# Kids Party



## artvandalay38 (Aug 23, 2010)

We’re going to have a Halloween party for the kids in the neighborhood this year. We’d like it to be an annual tradition. The kids will be between 2 and 10 years old.

I’ve seen plenty of good ideas for food on here, but I’m looking for games the kids can play. Any ideas? I thought about setting up bowling pins and using a small uncarved pumpkin as the bowling ball. Or maybe a bean bag type game using a plastic skull.

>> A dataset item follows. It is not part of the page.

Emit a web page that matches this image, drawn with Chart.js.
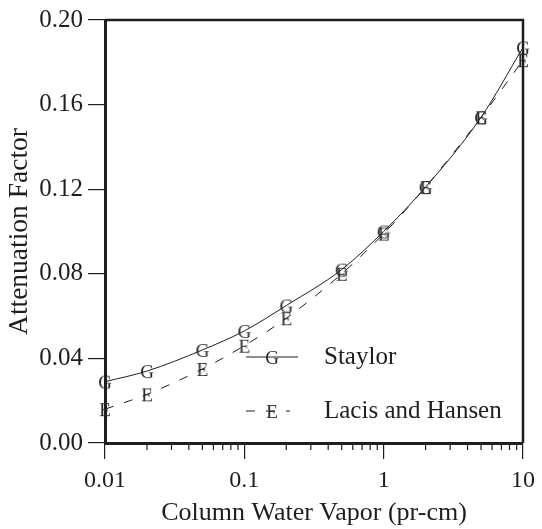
<!DOCTYPE html>
<html>
<head>
<meta charset="utf-8">
<script src="https://cdn.jsdelivr.net/npm/chart.js@4/dist/chart.umd.min.js"></script>
<style>
  html, body { margin: 0; padding: 0; background: #fff; }
  canvas { display: block; }
</style>
</head>
<body>
<canvas id="chart" width="542" height="529"></canvas>
<script>
// water vapour amounts (pr-cm)
const vapor = [0.01, 0.02, 0.05, 0.1, 0.2, 0.5, 1, 2, 5, 10];
const staylor = [0.029, 0.034, 0.044, 0.053, 0.065, 0.082, 0.100, 0.121, 0.154, 0.187];
const lacisHansen = [0.016, 0.023, 0.035, 0.046, 0.059, 0.080, 0.099, 0.121, 0.154, 0.181];

const yTicks = [0, 0.04, 0.08, 0.12, 0.16, 0.20];
const xDecades = [0.01, 0.1, 1, 10];
const seriesNames = ['Staylor', 'Lacis and Hansen'];

const ink = '#1e1e1e';
const serif = '"Liberation Serif", "Times New Roman", serif';

// letters used as point markers
function letterMarker(ch) {
  const c = document.createElement('canvas');
  c.width = 18; c.height = 20;
  const g = c.getContext('2d');
  g.font = '19px "Liberation Serif", serif';
  g.fillStyle = '#2a2a2a';
  g.textAlign = 'center';
  g.textBaseline = 'alphabetic';
  g.fillText(ch, 9, 16.5);
  return c;
}

// minor ticks 2..9 of each decade
const xTickVals = [];
xDecades.forEach((d, i) => {
  xTickVals.push({ value: d, major: true });
  if (i < xDecades.length - 1) {
    for (let k = 2; k <= 9; k++) xTickVals.push({ value: +(d * k).toPrecision(3), major: false });
  }
});

function build() {
  const markG = letterMarker('G');
  const markE = letterMarker('E');

  const frame = {
    id: 'frame',
    afterDraw(chart) {
      const { ctx, chartArea: a } = chart;
      ctx.save();
      ctx.strokeStyle = ink;
      ctx.lineWidth = 2.5;
      ctx.beginPath();
      ctx.moveTo(a.left, a.top);
      ctx.lineTo(a.right, a.top);
      ctx.lineTo(a.right, a.bottom);
      ctx.stroke();
      // short minor ticks on x axis
      const xs = chart.scales.x;
      ctx.lineWidth = 1.2;
      xTickVals.forEach(t => {
        if (t.major) return;
        const px = xs.getPixelForValue(t.value);
        ctx.beginPath();
        ctx.moveTo(px, a.bottom);
        ctx.lineTo(px, a.bottom + 7);
        ctx.stroke();
      });
      // legend inside plot
      const lx = a.left + 141, lw = 52;
      const rows = [a.top + 337, a.top + 391];
      ctx.lineWidth = 1;
      ctx.beginPath();
      ctx.moveTo(lx, rows[0]);
      ctx.lineTo(lx + lw, rows[0]);
      ctx.stroke();
      ctx.drawImage(markG, lx + 26 - 9, rows[0] - 10);
      ctx.setLineDash([9, 11]);
      ctx.beginPath();
      ctx.moveTo(lx, rows[1]);
      ctx.lineTo(lx + lw - 8, rows[1]);
      ctx.stroke();
      ctx.setLineDash([]);
      ctx.drawImage(markE, lx + 26 - 9, rows[1] - 10);
      ctx.fillStyle = ink;
      ctx.font = '25px ' + serif;
      ctx.textBaseline = 'middle';
      ctx.fillText(seriesNames[0], lx + 78, rows[0]);
      ctx.fillText(seriesNames[1], lx + 78, rows[1]);
      ctx.restore();
    }
  };

  const ctx = document.getElementById('chart').getContext('2d');
  new Chart(ctx, {
    type: 'line',
    data: {
      datasets: [
        {
          label: seriesNames[0],
          data: vapor.map((v, i) => ({ x: v, y: staylor[i] })),
          borderColor: ink,
          borderWidth: 1,
          pointStyle: markG,
          cubicInterpolationMode: 'monotone',
          clip: false
        },
        {
          label: seriesNames[1],
          data: vapor.map((v, i) => ({ x: v, y: lacisHansen[i] })),
          borderColor: ink,
          borderWidth: 1,
          borderDash: [9, 11],
          pointStyle: markE,
          cubicInterpolationMode: 'monotone',
          clip: false
        }
      ]
    },
    options: {
      responsive: false,
      animation: false,
      devicePixelRatio: 1,
      layout: { padding: { top: 20, right: 15, left: 0, bottom: 0 } },
      plugins: { legend: { display: false }, tooltip: { enabled: false } },
      scales: {
        x: {
          type: 'logarithmic',
          min: 0.01,
          max: 10,
          afterBuildTicks(scale) { scale.ticks = xTickVals.map(t => ({ value: t.value, major: t.major })); },
          afterFit(scale) { scale.height = 86; },
          border: { display: true, color: ink, width: 3 },
          grid: {
            drawOnChartArea: false,
            tickLength: 16,
            lineWidth: 1.2,
            color: c => (c.tick && c.tick.major) ? ink : 'rgba(0,0,0,0)'
          },
          ticks: {
            autoSkip: false,
            maxRotation: 0,
            padding: 7,
            color: ink,
            font: { family: serif, size: 24 },
            callback: (v) => xDecades.includes(v) ? String(v) : ''
          },
          title: {
            display: true,
            text: 'Column Water Vapor (pr-cm)',
            color: ink,
            font: { family: serif, size: 26 },
            padding: { top: 0, bottom: 0 }
          }
        },
        y: {
          min: 0,
          max: 0.2,
          afterBuildTicks(scale) { scale.ticks = yTicks.map(v => ({ value: v })); },
          afterFit(scale) { scale.width = 105; },
          border: { display: true, color: ink, width: 3 },
          grid: { drawOnChartArea: false, tickLength: 17, lineWidth: 1.2, color: ink },
          ticks: {
            padding: 5,
            color: ink,
            font: { family: serif, size: 25 },
            callback: (v) => v.toFixed(2)
          },
          title: {
            display: true,
            text: 'Attenuation Factor',
            color: ink,
            font: { family: serif, size: 27.5 },
            padding: { top: 3, bottom: 0 }
          }
        }
      }
    },
    plugins: [frame]
  });
}

if (document.fonts && document.fonts.load) {
  Promise.all([
    document.fonts.load('19px "Liberation Serif"'),
    document.fonts.load('25px "Liberation Serif"')
  ]).then(build, build);
} else {
  build();
}
</script>
</body>
</html>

Thanks!


----------



## RoxyBlue (Oct 6, 2008)

Take a look at this thread:

http://www.hauntforum.com/showthread.php?t=28161&highlight=kid+party


----------



## artvandalay38 (Aug 23, 2010)

Thanks. There is some good stuff there.


----------



## MommaMoose (May 15, 2010)

This will be my second year doing this and from my experience last year I do know that Pumpkin Bowling, Balloon Pop, and Can Knockdown are absolute musts for my neighborhood kids. I made a Jack O' bean bag board that the older kids had fun with but the younger ones had some trouble with. We sort of ran it like a carnival and the kids had a blast "winning" prizes.


----------



## cyclonejack (Jun 29, 2011)

Heres a video of a game we do every year and the kids love it-
Pin the Skull on the Skeleton




Dollar Trees have these jointed cut-out cardboard skeletons this year too! Only a buck!
There are other games on my channel as well like Bloody Ring Toss and Pumpkin Patch Bean Bag Toss that might work for you too. Basically any birthday or party games will work, but just add a Halloween theme to it!


----------